"Kick-Ass": Movie Review (2010)
“Kick-Ass”
Directed by Matthew Vaughn, written by Jane Goldman and Vaughn, 117 minutes, rated R.
By Christopher Smith
The new Matthew Vaughn movie, “Heidi”--excuse me, “Kick-Ass”--is just that. The movie is intense, it’s smart, the action is stylized and brisk, satire and wit rips through the script, and it has a sense of humor, which plenty of people, it must be said, don’t have about the film itself. The reason? “Kick-Ass” brings violence to a whole new threshold, which, you know, is a good reason it’s rated R.
That little fact should count for something, but plenty nevertheless are belly-aching over the movie, with most of the criticism aimed at the young character Hit Girl (Chloe Grace Moretz, who was 11 when she performed in the movie), and how she’s used in the film.
Under the tutelage of her father, Big Daddy (Nicolas Cage, beautifully cast in the sort of off-beat role at which he excels), Hit Girl is a force to be feared. In her everyday life as Mindy Macready, she’s a sweet, cheerful girl in pigtails. But when she’s called upon to morph into Hit Girl, she dons a mask and a purple wig, and her heart hardens with a brand of vigilante justice few adult men can best in an effort to take her down. She’s that fierce. Few should mess with her.
This is a problem for Frank D’Amico (Mark Strong), who is being targeted by Big Daddy and Hit Girl for reasons best left for the screen. Let’s just say they have a major reason to go after D’Amico, a powerful mob boss armed with his own kick-ass moves and a battalion of muscle-headed minions ready to do his dirty work. Sandbagging him is his awkward son, Chris (Christopher Mintz-Plasse), who mirrors Hit Girl in that he just wants to make his father proud of him--regardless of the costs.
At its bloody core, “Kick-Ass” is, in fact, a movie about pleasing fathers. Also onboard is the character Dave Lizewski (Aaron Johnson), an unpopular teen who is pretty much invisible at school--especially to girls--and who is being raised by his father after his mother’s sudden death.
Nothing seems to connect in Dave’s life until he gets the idea that maybe he isn’t reaching his true potential. Maybe he, like Batman before him, should become a superhero and help fix the world’s wrongs. Since few others are up to the task, Dave decides to go for it, buys a green suit and soon is the film’s titular character, Kick-Ass. After taking down a band of rebels, the lot of which is caught on video, Dave becomes an Internet sensation, and soon he’s siding with Big Daddy and Hit Girl in an effort to bring D’Amico down.

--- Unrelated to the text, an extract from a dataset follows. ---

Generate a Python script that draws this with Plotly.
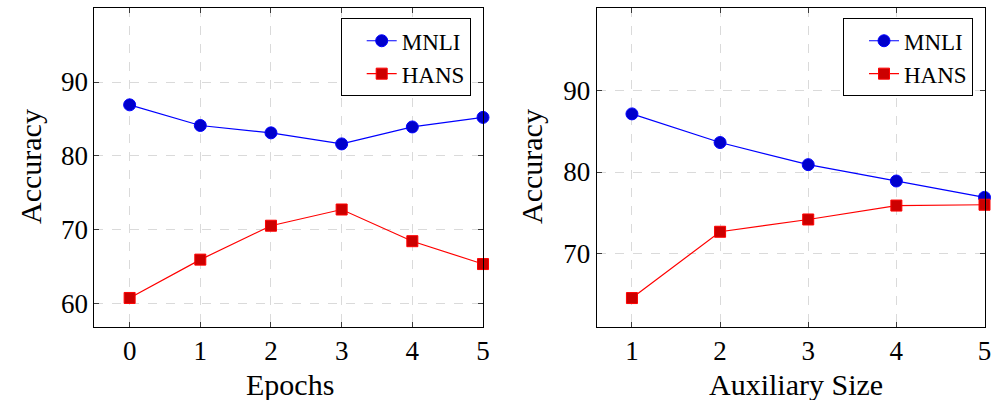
import plotly.graph_objects as go

epochs = [0, 1, 2, 3, 4, 5]
mnli_epochs = [86.9, 84.1, 83.1, 81.6, 83.9, 85.2]
hans_epochs = [60.7, 65.9, 70.5, 72.7, 68.4, 65.3]

aux_size = [1, 2, 3, 4, 5]
mnli_aux = [87.1, 83.6, 80.9, 78.9, 76.9]
hans_aux = [64.6, 72.7, 74.2, 75.9, 76.0]

W, H = 992, 400
SERIF = "Liberation Serif, Times New Roman, serif"

fig = go.Figure()

def px_x(p):
    return p / W

def px_y(p):
    return 1 - p / H

blue_marker = dict(symbol="circle", size=12, color="rgb(0,0,204)", line=dict(color="rgb(0,0,255)", width=1))
red_marker = dict(symbol="square", size=11, color="rgb(204,0,0)", line=dict(color="rgb(255,0,0)", width=1))

fig.add_trace(go.Scatter(x=epochs, y=mnli_epochs, mode="lines+markers", name="MNLI",
                         line=dict(color="rgb(0,0,255)", width=1.2), marker=blue_marker,
                         xaxis="x", yaxis="y", legend="legend", cliponaxis=False))
fig.add_trace(go.Scatter(x=epochs, y=hans_epochs, mode="lines+markers", name="HANS",
                         line=dict(color="rgb(255,0,0)", width=1.2), marker=red_marker,
                         xaxis="x", yaxis="y", legend="legend", cliponaxis=False))
fig.add_trace(go.Scatter(x=aux_size, y=mnli_aux, mode="lines+markers", name="MNLI",
                         line=dict(color="rgb(0,0,255)", width=1.2), marker=blue_marker,
                         xaxis="x2", yaxis="y2", legend="legend2", cliponaxis=False))
fig.add_trace(go.Scatter(x=aux_size, y=hans_aux, mode="lines+markers", name="HANS",
                         line=dict(color="rgb(255,0,0)", width=1.2), marker=red_marker,
                         xaxis="x2", yaxis="y2", legend="legend2", cliponaxis=False))

ydom = [px_y(326.7), px_y(8.3)]

axis_common = dict(
    showline=True, linecolor="black", linewidth=1, mirror="ticks",
    ticks="inside", ticklen=5, tickcolor="rgb(60,60,60)", tickwidth=1,
    showgrid=True, gridcolor="rgb(218,218,218)", griddash="dash", gridwidth=1,
    zeroline=False, automargin=False,
    tickfont=dict(family=SERIF, size=27, color="black"),
)

title_font = dict(family=SERIF, size=30, color="black")

legend_common = dict(
    xanchor="right", yanchor="top",
    bgcolor="white", bordercolor="black", borderwidth=1,
    font=dict(family=SERIF, size=23, color="black"),
    tracegroupgap=0, indentation=20, entrywidth=80,
)

fig.update_layout(
    width=W, height=H,
    margin=dict(l=0, r=0, t=0, b=0),
    paper_bgcolor="white", plot_bgcolor="white",
    xaxis=dict(domain=[px_x(94.3), px_x(483)], range=[-0.5, 5], tickvals=epochs,
               anchor="y", **axis_common),
    yaxis=dict(domain=ydom, range=[56.8, 100], tickvals=[60, 70, 80, 90],
               anchor="x", **axis_common),
    xaxis2=dict(domain=[px_x(596.7), px_x(984.5)], range=[0.6, 5], tickvals=aux_size,
                anchor="y2", **axis_common),
    yaxis2=dict(domain=ydom, range=[61.1, 100], tickvals=[70, 80, 90],
                anchor="x2", **axis_common),
    legend=dict(x=px_x(470.7), y=px_y(18.3), **legend_common),
    legend2=dict(x=px_x(973), y=px_y(18.3), **legend_common),
    showlegend=True,
    annotations=[
        dict(text="Epochs", x=px_x(290), y=px_y(384), xref="paper", yref="paper",
             xanchor="center", yanchor="middle", showarrow=False, font=title_font),
        dict(text="Auxiliary Size", x=px_x(796), y=px_y(384), xref="paper", yref="paper",
             xanchor="center", yanchor="middle", showarrow=False, font=title_font),
        dict(text="Accuracy", x=px_x(30), y=px_y(167), xref="paper", yref="paper",
             xanchor="center", yanchor="middle", showarrow=False, textangle=-90, font=title_font),
        dict(text="Accuracy", x=px_x(531), y=px_y(167), xref="paper", yref="paper",
             xanchor="center", yanchor="middle", showarrow=False, textangle=-90, font=title_font),
    ],
)

fig.write_html("out.html", config={"displayModeBar": False},
               post_script="document.body.style.margin='0';document.body.style.overflow='hidden';")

There’s so much to commend in “Kick-Ass,” it’s tough to know where to begin. Moretz is the stand-out--she commands the screen with a raw ferociousness that’s unheard of given her age. Watching her in the movie, you can see a bright career reaching out in front of her if she can snag the right roles. Cage also came to have fun, so much so that at long last you focus on his terrific performance instead of on the fright wigs he’s been saddled with in recent films. Johnson also is good, seamlessly bringing to the movie a coming-of-age element that deepens the comic-book proceedings, while Mintz-Plasse proves again why audiences fell for him as McLovin in “Superbad.”
For all those parents and parent groups currently ablaze over whether Moretz was exploited as Hit Girl, consider other child actors who have pushed the envelope (Jodi Foster in “Taxi Driver” anyone?), and then pay attention to the movie’s mostly absurdist tone. Yes, the movie is violent, but given the silly, unapologetic, way over-the-top way that violence is portrayed, there’s a reason the audience at my screening was howling.
And there’s a reason this film is intended for adults.
Grade: B+
View the Red Band trailer for "Kick-Ass" below. What are your thoughts?
January 14, 2011 at 8:55 PM
I loved your blog. Thank you.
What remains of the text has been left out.